The Comparison Trap
Sandra Stanley | March 30, 2016
I’m a foster mom and a couple of years ago I was invited to speak at a conference about orphan care. My husband, Andy, regularly talks to arenas of thousands, but a speaking gig like this was new to me. As I read the bios of the other speakers, I wondered what in the world I was even doing there!
I listened to session after session of incredible talks. I learned. I was challenged. I was inspired like crazy. But some nagging thoughts were rattling around in my head and heart. How could I possibly top her stories? Do I have anything to say compared to him? Fourteen children, really?!
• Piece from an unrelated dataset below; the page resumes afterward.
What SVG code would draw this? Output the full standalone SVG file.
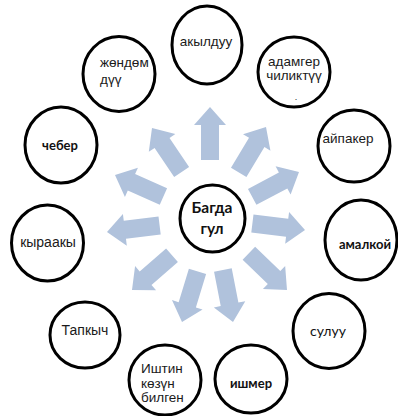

When I dig into that, I must have been hoping that my insights and stories would be better—or least on par. Maybe I was simply hoping that I wouldn’t get laughed out of the auditorium.
I was stuck in the lie that the other speakers’ success would somehow lessen mine.
The comparison trap tricks us into thinking that everything—in this case, influence, impact, praise—is in limited supply. Of course, nothing could be further from the truth. Someone else’s success does not diminish my shot at the same.
Haven’t you ever gotten stuck there too? Feeling a little bit jealous as you watch his church expand to a second location…or hear about their amazing student retreat…or see a ministry with all the momentum while you wonder why not me?
Away from the envy caused by comparison, you can see how that other church opening a second location is good news. If our motives are pure and growing God’s kingdom is the goal, then we’re really on the same team, right? But feeling like you don’t measure up, or like you’re falling behind, can twist what should be celebration into something more selfish.
So when that temptation to compare comes creeping in, when you begin feeling like someone else’s success is diminishing yours, remember there is simply no win in cutting your eyes left and right. There is no win in comparison.
Where you have envy and selfish ambition, there you find disorder and every evil practice.